:: WHAT THE TASK REQUIRES ::
Transcribe everything in the data word for word. Pictures are left out.

:: DATA BLOCK ::
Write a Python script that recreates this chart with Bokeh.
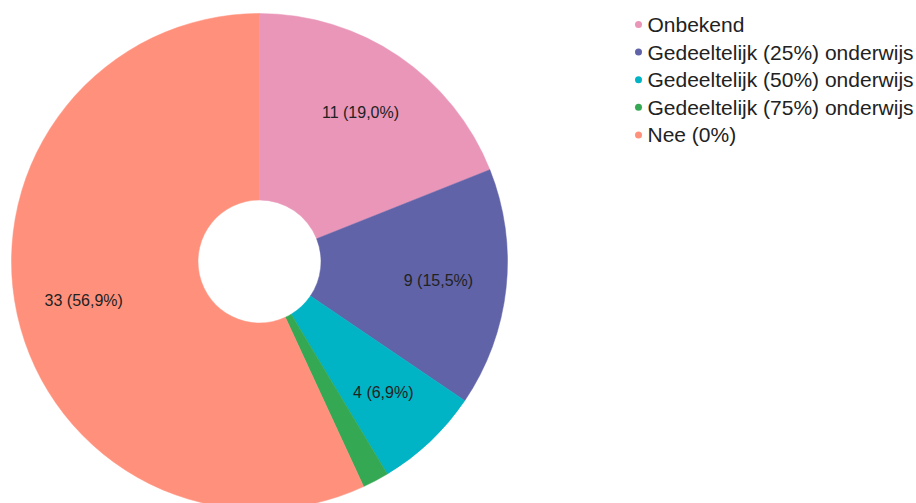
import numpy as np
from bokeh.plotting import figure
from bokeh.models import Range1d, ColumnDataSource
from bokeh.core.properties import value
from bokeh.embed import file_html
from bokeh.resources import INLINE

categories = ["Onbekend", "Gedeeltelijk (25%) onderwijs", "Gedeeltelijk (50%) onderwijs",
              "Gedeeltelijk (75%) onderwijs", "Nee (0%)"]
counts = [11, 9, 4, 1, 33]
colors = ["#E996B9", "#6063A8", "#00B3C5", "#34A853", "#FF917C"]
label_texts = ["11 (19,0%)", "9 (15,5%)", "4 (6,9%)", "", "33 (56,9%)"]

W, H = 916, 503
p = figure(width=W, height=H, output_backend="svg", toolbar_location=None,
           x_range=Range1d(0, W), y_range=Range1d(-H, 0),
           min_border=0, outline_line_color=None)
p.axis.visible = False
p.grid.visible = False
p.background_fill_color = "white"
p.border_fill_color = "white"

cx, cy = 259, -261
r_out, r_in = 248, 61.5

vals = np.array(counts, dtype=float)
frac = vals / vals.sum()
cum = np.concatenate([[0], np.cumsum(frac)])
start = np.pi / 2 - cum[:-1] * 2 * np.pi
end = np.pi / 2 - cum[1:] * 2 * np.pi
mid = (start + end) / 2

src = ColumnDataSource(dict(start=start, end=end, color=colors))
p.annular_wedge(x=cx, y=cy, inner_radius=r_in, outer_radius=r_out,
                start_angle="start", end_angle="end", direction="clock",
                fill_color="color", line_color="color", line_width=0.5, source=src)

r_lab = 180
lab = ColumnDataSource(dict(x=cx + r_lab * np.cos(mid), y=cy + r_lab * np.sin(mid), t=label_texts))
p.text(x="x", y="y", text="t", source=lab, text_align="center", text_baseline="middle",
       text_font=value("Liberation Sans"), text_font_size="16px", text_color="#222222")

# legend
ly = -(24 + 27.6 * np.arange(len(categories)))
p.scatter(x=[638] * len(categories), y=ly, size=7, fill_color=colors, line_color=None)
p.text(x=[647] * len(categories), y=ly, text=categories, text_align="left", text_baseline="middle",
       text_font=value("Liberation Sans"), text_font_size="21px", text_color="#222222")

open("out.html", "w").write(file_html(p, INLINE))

:: TASK RESULT ::
Write a Python script that recreates this chart with Bokeh.
import numpy as np
from bokeh.plotting import figure
from bokeh.models import Range1d, ColumnDataSource
from bokeh.core.properties import value
from bokeh.embed import file_html
from bokeh.resources import INLINE

categories = ["Onbekend", "Gedeeltelijk (25%) onderwijs", "Gedeeltelijk (50%) onderwijs",
              "Gedeeltelijk (75%) onderwijs", "Nee (0%)"]
counts = [11, 9, 4, 1, 33]
colors = ["#E996B9", "#6063A8", "#00B3C5", "#34A853", "#FF917C"]
label_texts = ["11 (19,0%)", "9 (15,5%)", "4 (6,9%)", "", "33 (56,9%)"]

W, H = 916, 503
p = figure(width=W, height=H, output_backend="svg", toolbar_location=None,
           x_range=Range1d(0, W), y_range=Range1d(-H, 0),
           min_border=0, outline_line_color=None)
p.axis.visible = False
p.grid.visible = False
p.background_fill_color = "white"
p.border_fill_color = "white"

cx, cy = 259, -261
r_out, r_in = 248, 61.5

vals = np.array(counts, dtype=float)
frac = vals / vals.sum()
cum = np.concatenate([[0], np.cumsum(frac)])
start = np.pi / 2 - cum[:-1] * 2 * np.pi
end = np.pi / 2 - cum[1:] * 2 * np.pi
mid = (start + end) / 2

src = ColumnDataSource(dict(start=start, end=end, color=colors))
p.annular_wedge(x=cx, y=cy, inner_radius=r_in, outer_radius=r_out,
                start_angle="start", end_angle="end", direction="clock",
                fill_color="color", line_color="color", line_width=0.5, source=src)

r_lab = 180
lab = ColumnDataSource(dict(x=cx + r_lab * np.cos(mid), y=cy + r_lab * np.sin(mid), t=label_texts))
p.text(x="x", y="y", text="t", source=lab, text_align="center", text_baseline="middle",
       text_font=value("Liberation Sans"), text_font_size="16px", text_color="#222222")

# legend
ly = -(24 + 27.6 * np.arange(len(categories)))
p.scatter(x=[638] * len(categories), y=ly, size=7, fill_color=colors, line_color=None)
p.text(x=[647] * len(categories), y=ly, text=categories, text_align="left", text_baseline="middle",
       text_font=value("Liberation Sans"), text_font_size="21px", text_color="#222222")

open("out.html", "w").write(file_html(p, INLINE))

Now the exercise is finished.